# Former Army Ranger walks on at Florida



## Boondocksaint375 (Jul 3, 2007)

Former Army Ranger walks on at Florida

*By ROBBIE ANDREU*
Sun sports writer

Photo:







Derek Baldry did not have a position, did not know where to line up, and wasn't quite sure how to get into a proper stance.

"I just wanted to make sure the coaches didn't know I hadn't played high school football," he said. "I was basically playing copycat, watching the guy in front of me and trying to emulate him."

So, what was this 24-year-old former Army Ranger and football novice doing at an open walk-on tryout at the University of Florida in the spring of 2006?

The answer is on his left wrist.

*SPC Ryan P. Long USA Ranger*

*A CO 3/75 KIA 03 April 2003 **Iraq*

This is the inscription on a metal bracelet that Baldry wears on his left wrist to honor a fallen friend. This is the inspiration that sent him chasing after a dream that many thought was uncatchable.

It all goes back to Afghanistan, in the fall of 2002. Baldry, a 2000 Gainesville High graduate, and Long, from Delaware, had gone through Ranger training together about a year before 9/11 and now were best buddies with the Third Ranger Battalion. When the soldiers were not on missions, facing deadly enemy fire, the conversation often gravitated to football.

"Every Monday night we would get together with friends and watch Monday Night Football and talk about the games from Saturday and Sunday," Baldry said. "We used to play football in our time off.

"We were just kind of egging each other on about the game one day, and Ryan said, 'You have the size and speed and the right attitude. You should try to play football.' "

No one was talking football on the day of one of Third Battalion's early missions. It was a rough one - and an action that made headlines across America the next day.

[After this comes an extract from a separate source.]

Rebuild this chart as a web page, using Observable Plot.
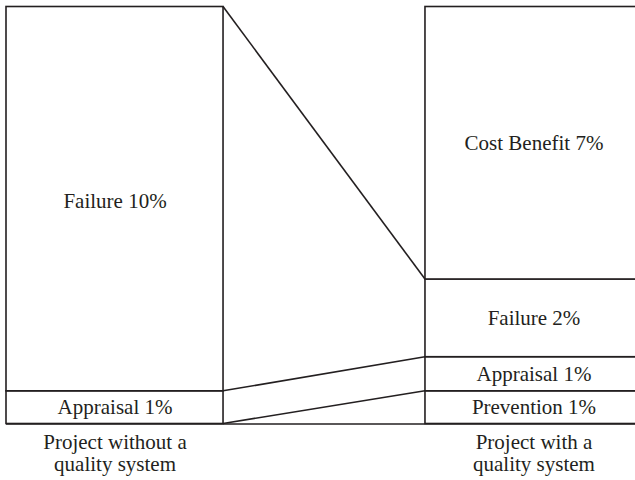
<!DOCTYPE html>
<html>
<head>
<meta charset="utf-8">
<script src="https://cdn.jsdelivr.net/npm/d3@7"></script>
<script src="https://cdn.jsdelivr.net/npm/@observablehq/plot@0.6"></script>
<style>
  html, body { margin: 0; padding: 0; background: #fff; }
  #chart { width: 635px; height: 480px; overflow: hidden; }
</style>
</head>
<body>
<div id="chart"></div>
<script>
// ---- data ----
const projects = ["Project without a quality system", "Project with a quality system"];
const projectLabels = ["Project without a\nquality system", "Project with a\nquality system"];
const withoutCategories = ["Appraisal", "Failure"];
const withoutValues = [1, 10];
const withCategories = ["Prevention", "Appraisal", "Failure", "Cost Benefit"];
const withValues = [1, 1, 2, 7];

// ---- table built from the arrays ----
const rows = [
  ...withoutCategories.map((c, i) => ({project: projects[0], category: c, value: withoutValues[i]})),
  ...withCategories.map((c, i) => ({project: projects[1], category: c, value: withValues[i]}))
];
rows.forEach(d => d.label = `${d.category} ${d.value}%`);

// cumulative stack bounds per project
function bounds(cats, vals) {
  const out = {}; let s = 0;
  cats.forEach((c, i) => { out[c] = [s, s + vals[i]]; s += vals[i]; });
  return out;
}
const bLeft = bounds(withoutCategories, withoutValues);
const bRight = bounds(withCategories, withValues);
// links join the edges of categories present in both projects
const linkSet = new Map();
withoutCategories.filter(c => c in bRight).forEach(c => {
  [0, 1].forEach(k => {
    const key = bLeft[c][k] + "-" + bRight[c][k];
    linkSet.set(key, [bLeft[c][k], bRight[c][k]]);
  });
});
const links = [...linkSet.values()];

// piecewise y domain: the stack boundaries of the right-hand bar
const yDomain = [0, ...d3.cumsum(withValues)];

const ink = "#231f20";

const chart = Plot.plot({
  width: 635,
  height: 480,
  marginTop: 6,
  marginLeft: 6,
  marginRight: 0,
  marginBottom: 56,
  style: {fontFamily: "'Liberation Serif', 'Times New Roman', serif", fontSize: "21px", background: "#fff", color: ink},
  x: {type: "band", domain: projects, range: [6, 642], paddingInner: 0.482, paddingOuter: 0, round: false, axis: null},
  y: {type: "linear", domain: yDomain, range: [423.5, 390.8, 356.7, 279, 6.5], axis: null},
  marks: [
    Plot.ruleY([0], {stroke: ink, strokeWidth: 1.6}),
    Plot.barY(rows, {x: "project", y: "value", fill: "#fff", stroke: ink, strokeWidth: 1.6, insetLeft: 0, insetRight: 0}),
    (index, scales) => {
      const {x, y} = scales;
      const xL = x(projects[0]) + x.bandwidth();
      const xR = x(projects[1]);
      const g = d3.create("svg:g");
      g.selectAll("line").data(links).join("line")
        .attr("x1", xL).attr("x2", xR)
        .attr("y1", d => y(d[0])).attr("y2", d => y(d[1]))
        .attr("stroke", ink).attr("stroke-width", 1.6);
      return g.node();
    },
    Plot.text(rows, Plot.stackY({x: "project", y: "value", text: "label", fill: ink, fontSize: 21})),
    Plot.text(projects, {x: d => d, text: (d, i) => projectLabels[i], frameAnchor: "bottom", lineAnchor: "top", dy: 9, lineHeight: 1.05, fill: ink, fontSize: 21})
  ]
});
document.getElementById("chart").appendChild(chart);
</script>
</body>
</html>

"The headline in The Gainesville Sun said, 'Two Rangers killed,' " said Baldry's father, Geo, who works for the School Board of Alachua County. "That's the only time in my life my blood ran cold.

"He called us a week later and was talking about it. He said he'd been on a mission and he'd made it back. He said later they all went into a hangar and the coffins of the two dead soldiers were there. That's tough for an 18-year-old. I was really proud of him."

It was tough, but Baldry made it out and back to the states after a three-month tour. So did Ryan Long.

"It was definitely an experience," Baldry said. "Our mission was to try and seize high-value targets and the ultimate mission was to find Osama bin Laden, obviously, but it was to no avail."

A little more than a year after returning from Afghanistan, Long was back in the Middle East, this time in Iraq. He had only a few months to go on his enlistment and was considered a short-timer. Baldry was stationed at Fort Benning in Columbus, Ga., at the time.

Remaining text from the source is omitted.